Ultimately, digital gold has to be issued and underwritten by a company or institution. This adds substantial counterparty risk. Some digital gold is recorded in the same blockchain format as cryptocurrencies and is held as tokens in a digital wallet and sold on exchanges. This association with cryptocurrencies may be detrimental to its reputation. However, some investors argue that, unlike other cryptocurrencies, digital gold is backed by physical product.

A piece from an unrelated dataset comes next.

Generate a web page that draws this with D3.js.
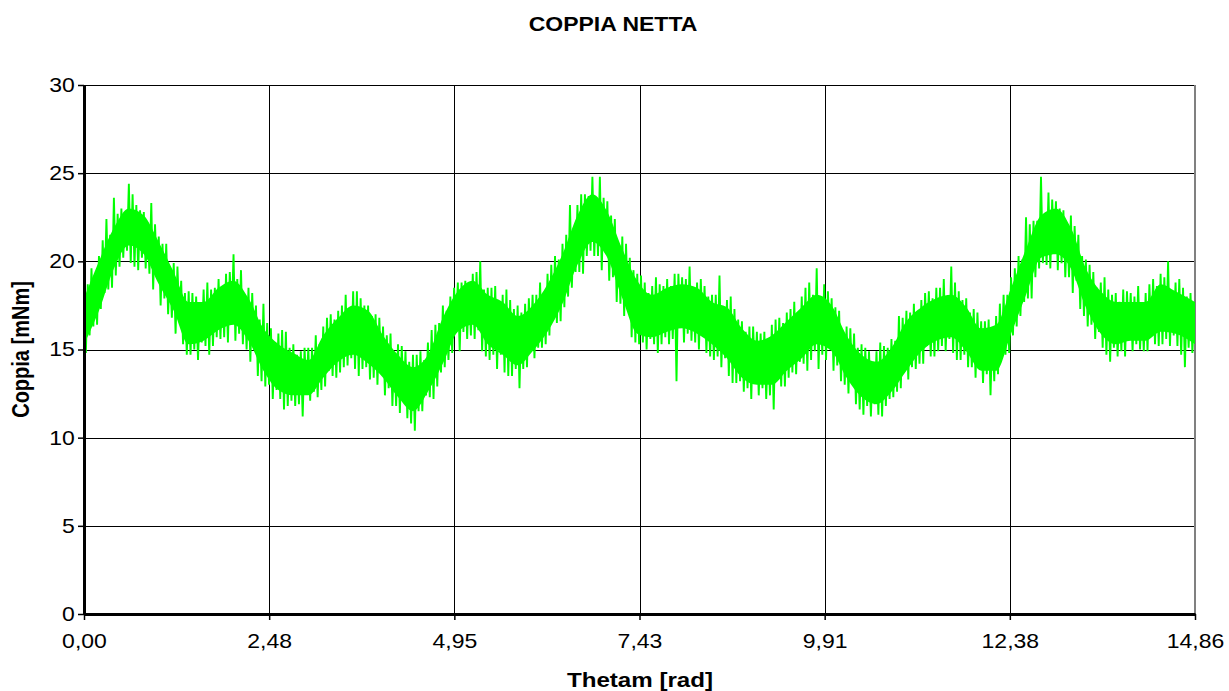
<!DOCTYPE html>
<html><head><meta charset="utf-8">
<script src="https://cdn.jsdelivr.net/npm/d3@7"></script>
<style>body{margin:0;background:#fff}svg{display:block}</style>
</head><body>
<svg id="chart" width="1229" height="691"></svg>
<script>
// ---- data ----
const chartTitle = "COPPIA NETTA";
const xAxisTitle = "Thetam [rad]";
const yAxisTitle = "Coppia [mNm]";
const xTickValues = [0, 2.4767, 4.9533, 7.43, 9.9067, 12.3833, 14.86];
const xTickLabels = ["0,00", "2,48", "4,95", "7,43", "9,91", "12,38", "14,86"];
const yTickValues = [0, 5, 10, 15, 20, 25, 30];
const yTickLabels = ["0", "5", "10", "15", "20", "25", "30"];

// dense core of the signal
const bandTheta = [0,0.2,0.4,0.6,0.8,1.0,1.2,1.4,1.6,1.8,2.0,2.2,2.4,2.6,2.8,3.0,3.2,3.4,3.6,3.8,4.0,4.2,4.4,4.6,4.8,5.0,5.2,5.4,5.6,5.8,6.0,6.2,6.4,6.6,6.8,7.0,7.2,7.4,7.6,7.8,8.0,8.2,8.4,8.6,8.8,9.0,9.2,9.4,9.6,9.8,10.0,10.2,10.4,10.6,10.8,11.0,11.2,11.4,11.6,11.8,12.0,12.2,12.4,12.6,12.8,13.0,13.2,13.4,13.6,13.8,14.0,14.2,14.4,14.6,14.86];
const bandLow = [15.3,17.2,19.6,20.9,20.4,18.7,17.2,15.3,15.5,16.1,16.4,15.5,13.8,12.7,12.4,12.4,13.4,14.3,14.7,14.2,13.4,12.3,11.5,12.6,14.2,16.0,16.4,15.3,14.7,14.1,14.9,16.0,17.6,19.8,21.1,20.2,17.9,15.9,15.7,16.0,16.2,15.9,15.3,14.5,13.4,13.0,13.0,13.8,14.5,15.3,14.9,13.4,12.3,11.9,12.6,13.8,14.9,15.5,15.7,14.9,13.8,13.8,15.9,18.1,20.2,20.4,19.6,17.4,15.9,15.3,15.5,15.5,16.0,15.9,15.3];
const bandHigh = [17.9,20.0,21.9,23.0,22.6,21.1,19.4,17.7,17.7,18.5,18.9,17.9,16.2,15.3,14.8,14.4,15.8,16.8,17.5,17.2,15.8,14.7,14.0,14.7,16.8,18.3,18.9,18.1,17.7,16.9,17.5,18.7,20.4,22.6,23.8,22.8,20.7,18.9,18.1,18.5,18.7,18.5,17.7,17.4,16.2,15.5,15.8,16.6,17.4,18.1,17.5,15.8,14.7,14.3,15.1,16.6,17.4,17.9,18.1,17.4,16.2,16.4,18.5,20.7,22.6,23.0,21.9,19.6,18.3,17.7,17.7,17.7,18.7,18.3,17.7];

// noisy trace, one value every 0.025 rad
const noiseStep = 0.025;
const noiseValues = [
18.4,14.8,18.7,15.8,19.6,16.3,19.3,16.4, 20.3,17.3,21.2,18.2,22.4,18.4,21.5,18.5,
23.6,19.2,22.7,19.7,23.0,20.2,22.6,20.6, 24.4,19.9,23.8,19.7,23.2,19.5,22.9,20.2,
22.8,19.6,22.2,19.3,23.3,18.4,22.1,19.1, 21.4,17.5,21.0,17.9,21.0,17.0,19.6,16.8,
19.9,15.9,19.7,16.6,18.9,15.3,18.2,14.7, 18.3,14.7,18.2,15.0,18.0,14.4,17.6,15.4,
18.4,15.2,18.8,14.7,18.4,15.2,18.5,15.7, 19.0,15.6,18.6,15.7,19.3,15.4,19.4,16.6,
20.4,15.5,19.0,15.9,19.5,15.3,18.0,15.0, 18.5,14.3,18.2,15.0,17.5,13.5,16.7,13.2,
17.6,12.9,16.5,13.0,16.2,12.2,15.4,12.7, 15.9,12.2,16.1,11.6,16.0,11.8,15.1,12.1,
15.3,11.8,14.7,11.9,14.9,11.2,15.1,12.6, 15.1,12.1,15.1,12.6,15.8,12.3,15.3,12.7,
16.3,12.9,16.8,13.8,17.0,13.5,16.7,13.4, 17.2,13.7,17.5,14.0,18.1,14.1,17.2,14.5,
18.3,13.9,18.3,13.5,17.9,13.9,17.5,14.0, 17.5,13.3,16.9,13.4,17.0,13.0,16.8,13.7,
16.3,12.4,15.8,12.8,15.9,11.8,14.8,11.8, 15.3,11.4,15.2,12.1,14.9,11.1,14.3,10.8,
14.7,10.4,14.7,11.5,14.9,11.5,14.4,12.4, 15.4,12.3,16.1,12.2,16.4,12.9,16.5,13.7,
17.5,14.0,17.2,14.4,18.0,14.8,18.5,16.0, 18.8,14.9,18.8,16.0,18.9,15.6,18.6,15.8,
19.3,15.6,19.4,16.1,20.0,14.9,18.4,14.6, 18.5,14.4,18.5,14.7,18.6,13.9,17.7,14.7,
18.1,13.7,18.4,13.5,17.8,13.5,17.3,13.9, 17.5,12.8,17.1,13.9,17.6,14.0,17.9,15.0,
18.1,14.5,18.1,15.1,18.8,15.1,18.2,15.3, 19.3,15.8,19.8,16.7,20.3,16.5,20.1,16.6,
21.0,17.4,21.5,18.0,23.2,18.5,21.9,19.4, 23.2,19.4,23.8,19.3,23.8,20.3,23.7,20.6,
24.8,20.3,23.5,20.3,24.8,19.5,23.6,20.5, 23.4,18.9,22.6,19.1,22.4,17.7,21.0,17.6,
21.4,16.9,21.0,17.2,20.2,15.7,19.5,15.4, 19.3,15.3,19.2,15.4,18.8,15.0,18.2,15.6,
18.6,15.3,19.1,14.8,18.7,15.3,18.6,15.7, 19.0,15.3,18.6,15.6,19.3,13.2,19.3,16.4,
19.1,15.4,19.0,15.9,19.7,15.5,18.4,15.4, 18.8,15.0,19.0,15.8,18.6,14.8,18.0,14.6,
18.1,14.4,18.1,14.6,19.2,14.0,17.4,14.5, 17.8,13.5,18.0,13.1,17.3,13.1,16.7,13.2,
16.6,12.6,16.0,12.8,16.3,12.2,16.3,13.2, 16.0,12.4,15.9,12.8,16.0,12.2,15.5,12.4,
16.4,11.6,16.7,13.4,16.8,12.9,16.5,12.9, 17.1,13.4,17.3,13.7,17.7,13.6,17.1,14.3,
18.0,14.2,18.5,13.8,18.8,14.4,18.1,14.9, 19.6,13.9,18.0,14.7,18.7,14.4,18.3,15.2,
17.9,13.8,17.4,14.1,17.2,13.2,16.0,13.0, 16.3,12.5,16.2,13.1,15.9,11.9,15.1,11.6,
15.3,11.3,15.1,11.8,14.9,11.2,14.3,11.9, 14.9,11.3,15.4,11.2,15.2,11.8,15.1,12.2,
15.6,12.3,15.5,12.6,16.9,12.8,16.8,13.9, 17.2,13.3,17.1,14.0,17.6,13.9,17.0,14.2,
17.8,14.2,18.2,15.2,18.3,14.6,17.9,14.6, 18.5,14.9,18.5,15.2,19.0,14.9,18.0,15.6,
19.7,14.8,18.8,14.4,18.3,14.4,17.8,14.7, 17.9,14.0,17.1,14.0,17.3,13.4,17.1,14.1,
16.6,13.1,16.6,13.6,16.7,12.4,16.2,13.2, 16.9,13.6,17.6,14.7,18.1,14.7,18.1,14.8,
19.1,15.8,19.6,16.3,20.3,16.9,20.1,17.7, 22.5,17.9,22.1,17.9,22.3,19.1,22.3,19.6,
24.8,19.9,22.7,19.8,23.9,19.6,23.5,20.6, 23.4,19.5,23.0,19.9,22.9,19.1,22.0,19.1,
22.6,18.2,22.0,18.9,21.5,17.3,20.3,16.9, 20.1,16.3,19.8,16.4,19.4,15.6,18.5,16.0,
18.8,15.1,19.1,14.7,18.4,14.3,18.1,15.1, 18.2,14.6,17.7,14.9,18.4,14.6,18.3,15.7,
18.2,14.9,18.0,15.3,18.6,15.0,17.5,14.9, 18.2,14.9,18.7,15.8,19.0,15.3,18.6,15.2,
19.3,15.3,19.1,15.6,20.0,15.2,18.3,15.8, 18.8,15.2,19.0,14.7,18.5,14.0,18.0,15.1,
18.2,14.8,17.6
];

// ---- drawing ----
const plot = {left: 84, right: 1195, top: 85, bottom: 614};
const FONT = "'Liberation Sans', Arial, Helvetica, sans-serif";
const STRETCH = 1.15; // horizontal text stretch seen in the reference
const svg = d3.select("#chart");

const x = d3.scaleLinear().domain([0, 14.86]).range([plot.left, plot.right]);
const y = d3.scaleLinear().domain([0, 30]).range([plot.bottom, plot.top]);

// gridlines
svg.append("g").selectAll("line").data(yTickValues.filter(v => v > 0)).join("line")
  .attr("x1", plot.left).attr("x2", plot.right)
  .attr("y1", d => Math.round(y(d)) + 0.5).attr("y2", d => Math.round(y(d)) + 0.5)
  .attr("stroke", "#000").attr("stroke-width", 1);
svg.append("g").selectAll("line").data(xTickValues.slice(1, -1)).join("line")
  .attr("y1", plot.top).attr("y2", plot.bottom)
  .attr("x1", d => Math.round(x(d)) + 0.5).attr("x2", d => Math.round(x(d)) + 0.5)
  .attr("stroke", "#000").attr("stroke-width", 1);
svg.append("line")
  .attr("x1", plot.right).attr("x2", plot.right).attr("y1", plot.top).attr("y2", plot.bottom)
  .attr("stroke", "#808080").attr("stroke-width", 2);

// data
svg.append("clipPath").attr("id", "clip").append("rect")
  .attr("x", plot.left).attr("y", plot.top).attr("width", plot.right - plot.left).attr("height", plot.bottom - plot.top);
const gData = svg.append("g").attr("clip-path", "url(#clip)");
const band = bandTheta.map((t, i) => ({t, lo: bandLow[i], hi: bandHigh[i]}));
gData.append("path").datum(band)
  .attr("fill", "#00ff00")
  .attr("d", d3.area().x(d => x(d.t)).y0(d => y(d.lo)).y1(d => y(d.hi)).curve(d3.curveMonotoneX));
const noise = noiseValues.map((v, i) => ({t: i * noiseStep, v}));
gData.append("path").datum(noise)
  .attr("fill", "none").attr("stroke", "#00ff00").attr("stroke-width", 1.9)
  .attr("d", d3.line().x(d => x(d.t)).y(d => y(d.v)));

// axes
const yAxis = d3.axisLeft(y).tickValues(yTickValues).tickFormat((d, i) => yTickLabels[i])
  .tickSizeInner(6).tickSizeOuter(0).tickPadding(2);
const gy = svg.append("g").attr("transform", `translate(${plot.left},0)`).call(yAxis);
const xAxis = d3.axisBottom(x).tickValues(xTickValues).tickFormat((d, i) => xTickLabels[i])
  .tickSizeInner(6).tickSizeOuter(0).tickPadding(14);
const gx = svg.append("g").attr("transform", `translate(0,${plot.bottom})`).call(xAxis);
[gx, gy].forEach(g => {
  g.select(".domain").attr("stroke", "#000").attr("stroke-width", 3);
  g.selectAll(".tick line").attr("stroke", "#000").attr("stroke-width", 1.5);
  g.selectAll(".tick text").attr("fill", "#000")
    .attr("transform", `scale(${STRETCH},1)`)
    .style("font-family", FONT).style("font-size", "20px");
});

// titles
function stretchedText(tx, ty, rot, str, size) {
  svg.append("text")
    .attr("transform", `translate(${tx},${ty}) scale(${STRETCH},1)` + (rot ? ` rotate(${rot})` : ""))
    .attr("text-anchor", "middle")
    .style("font-family", FONT).style("font-size", size + "px").style("font-weight", "bold")
    .attr("fill", "#000").text(str);
}
stretchedText(613, 31, 0, chartTitle, 20);
stretchedText(640, 687, 0, xAxisTitle, 21);
stretchedText(29, (plot.top + plot.bottom) / 2, -90, yAxisTitle, 20);
</script>
</body></html>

Some institutions sell digital gold within their own platforms. This offers a way for investors to own gold without the restrictions of coin or bar weight. The gold is never delivered. It is allocated to the investor as a fractional part of a larger 400-gram bar and can be bought or sold back to the provider digitally. This digital gold relies entirely on the counterparty to uphold its obligations, and it still incurs storage fees.
The physical gold advantage
Physical gold has inherent advantages that many paper gold investors overlook. Many investors aren’t aware of the ease with which physical gold can be bought or sold today. Some advisors may not be able to advise on physical gold, so default to paper gold guidance instead. Paper gold is often portrayed as cheaper and easier to own, but there are usually hidden costs. Ongoing management and trading fees for owning paper gold all add to the investment’s cost. In much the same way as physical gold incurs storage costs unless it is delivered.
VAT & Capital Gains Tax-free investment?
Physical gold is VAT free, and in currency coin format, it also incurs no Capital Gains Tax. Taking delivery of your gold or utilising storage within a secure LBMA approved vault removes the counterparty risks associated with paper gold. Physical delivery also removes your investment from the financial system altogether in a way that paper gold can never be. This is one of the most important advantages of physical gold. In the event of economic upheaval, the yellow metal still belongs to the investor. Owning the physical metal is the best way to utilise gold’s safe-haven status. Physical gold ownership ensures you benefit from gold’s security and long-term store of value.